In Exodus he’s the Passover Lamb.
In Leviticus he’s the High Priest.
In Numbers he’s the Cloud by day and the Pillar of Fire by night.
In Deuteronomy he’s the City of our Refuge.
In Joshua he’s the Scarlet Thread out Rahab’s window.
In Judges he is our Righteous Judge.
In Ruth he is our Kinsman Redeemer.
In 1 and 2 Samuel he is our trusted Prophet.
And in Kings and Chronicles he’s our Reigning King.
In Ezra he is our Faithful Scribe.
In Nehemiah he’s the Rebuilder of everything that is broken.
In Esther he is Mordecai sitting faithfully at the gate.
In Job he’s our Redeemer that ever lives.
In Psalms he is my Shepherd and I shall not want.
In Proverbs and Ecclesiastes he is our Wisdom.
And in Song of Solomon he’s the Beautiful Bridegroom.
In Isaiah he’s the Suffering Servant.
In Jeremiah and Lamentations it is Jesus that is the Weeping Prophet.
In Ezekiel he’s the One who Breathes Life into the valley of dry bones.
In Daniel he is the Fourth Man in the fiery furnace.
In Hosea he is my Love that is forever faithful.
In Joel he Baptizes us with the Holy Spirit.
In Amos he’s our Burden Bearer.
In Obadiah he’s our Savior.
In Jonah he is the great Missionary who takes the Word of God into all the world.
In Micah he is the Messenger with beautiful feet.
In Nahum he is the Avenger.
In Habakkuk he is the Watchman who is ever praying for revival.
In Zephaniah he is the Lord mighty to save us.
In Haggai he is the Restorer of our lost heritage.
In Zechariah he is our Fountain.
And in Malachi he is the Son of Righteousness with healing in his wings.
In Matthew he is the Christ, the Son of the Living God.
In Mark he is the Miracle Worker.
In Luke he is the Son of Man.
In John he is the Door by which everyone of us must enter.
In Acts he is the Shining Light that appears to Saul on the road to Damascus.
In Romans he is our Justifier.
In 1 Corinthians he is our Resurrection.
In 2 Corinthians he is our Sin Bearer.
In Galatians he Redeems us from the law.
In Ephesians he is our Unsearchable Riches.
In Philippians he Supplies our every need.
In Colossians he’s the Fullness of the God Head bodily.
In 1 and 2 Thessalonians he is our Soon Coming King.
In 1 and 2 Timothy he is the Mediator between God and Man.

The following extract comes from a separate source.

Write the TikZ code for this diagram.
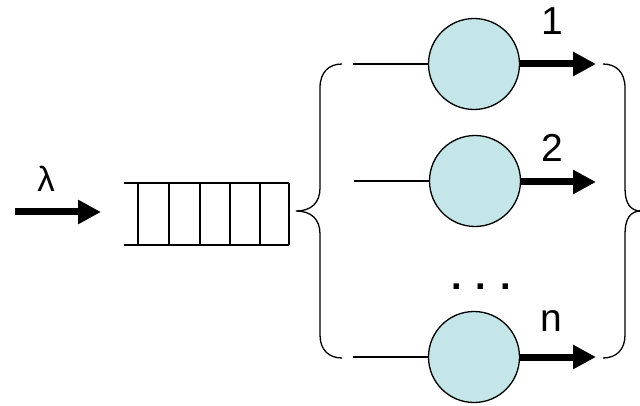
\documentclass[tikz,border=0pt]{standalone}
\usepackage{fontspec}
\setmainfont{Liberation Sans}
\usetikzlibrary{arrows.meta}
\definecolor{server}{RGB}{196,230,232}
\tikzset{
  thin line/.style={line width=1.3pt, line cap=butt},
  serverbox/.style={circle, draw, line width=1.3pt, fill=server, minimum size=91pt, inner sep=0pt},
  bigarrow/.style={line width=7pt, -{Triangle[length=23pt,width=23pt]}},
  lab/.style={font=\fontsize{39}{42}\selectfont, inner sep=0pt},
  brace/.style={line width=1.3pt},
}
\begin{document}
\begin{tikzpicture}[x=1pt,y=-1pt]
\useasboundingbox (0,0) rectangle (640,406);
% input arrow
\coordinate (inS) at (15,212);
\coordinate (inE) at (101,212);
\draw[bigarrow] (inS) -- (inE);
\node[lab, font=\fontsize{35}{38}\selectfont] (lambda) at (46,179) {λ};
% queue
\coordinate (qTL) at (124,183);
\coordinate (qTR) at (289,183);
\coordinate (qBL) at (124,245);
\coordinate (qBR) at (289,245);
\draw[thin line] (qTL) -- (qTR);
\draw[thin line] (qBL) -- (qBR);
\foreach \x in {138,169,200,230,260,289} \draw[thin line] (\x,183) -- (\x,245);
% servers
\node[serverbox] (s1) at (474,64) {};
\node[serverbox] (s2) at (475,181) {};
\node[serverbox] (sn) at (474,357) {};
% input lines
\coordinate (l1) at (353,64);
\coordinate (l2) at (354,181);
\coordinate (ln) at (353,357);
\draw[thin line] (l1) -- (s1.west);
\draw[thin line] (l2) -- (s2.west);
\draw[thin line] (ln) -- (sn.west);
% output arrows
\coordinate (o1) at (596,64);
\coordinate (o2) at (596,182);
\coordinate (on) at (596,357);
\draw[bigarrow] (s1.east) -- (o1);
\draw[bigarrow] (s2.east) ++(0,1) -- (o2);
\draw[bigarrow] (sn.east) -- (on);
\node[lab] (t1) at (552,21) {1};
\node[lab] (t2) at (552,148) {2};
\node[lab] (tn) at (551,321) {n};
\node[lab, font=\bfseries\fontsize{38}{40}\selectfont, anchor=base] (dots) at (481,289) {. . .};
% left brace
\draw[brace] (342,64) .. controls (329,64) and (320,72) .. (320,88)
  -- (320,188) .. controls (320,203) and (311,211) .. (296,211)
  .. controls (311,211) and (320,219) .. (320,234)
  -- (320,335) .. controls (320,350) and (329,358) .. (342,358);
% right brace
\draw[brace] (603,64) .. controls (616,64) and (625,72) .. (625,88)
  -- (625,188) .. controls (625,203) and (630,211) .. (641,211)
  .. controls (630,211) and (625,219) .. (625,234)
  -- (625,335) .. controls (625,350) and (616,358) .. (603,358);
\end{tikzpicture}
\end{document}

In Titus he is our Blessed Hope.
In Philemon he is a Friend that sticks closer than a brother.
In Hebrews he’s the Blood of the Everlasting Covenant.
In James it is Jesus who Heals the sick.
In 1 and 2 Peter he is the Chief Shepherd.
In 1, 2 and 3 John it is Jesus who is God’s very definition of Love.
In Jude he is the Lord coming with ten thousand saints.
And in Revelation, lift up your eyes Church, for your redemption draws near, for he is the King of kings and Lord of lords.
If you do not have a relationship with Jesus you are missing the most important thing in life. I don’t know what else you might accomplish in life, but without Jesus it will be eternally meaningless. Jesus not only gives life – he is life and came that we might have life to the full.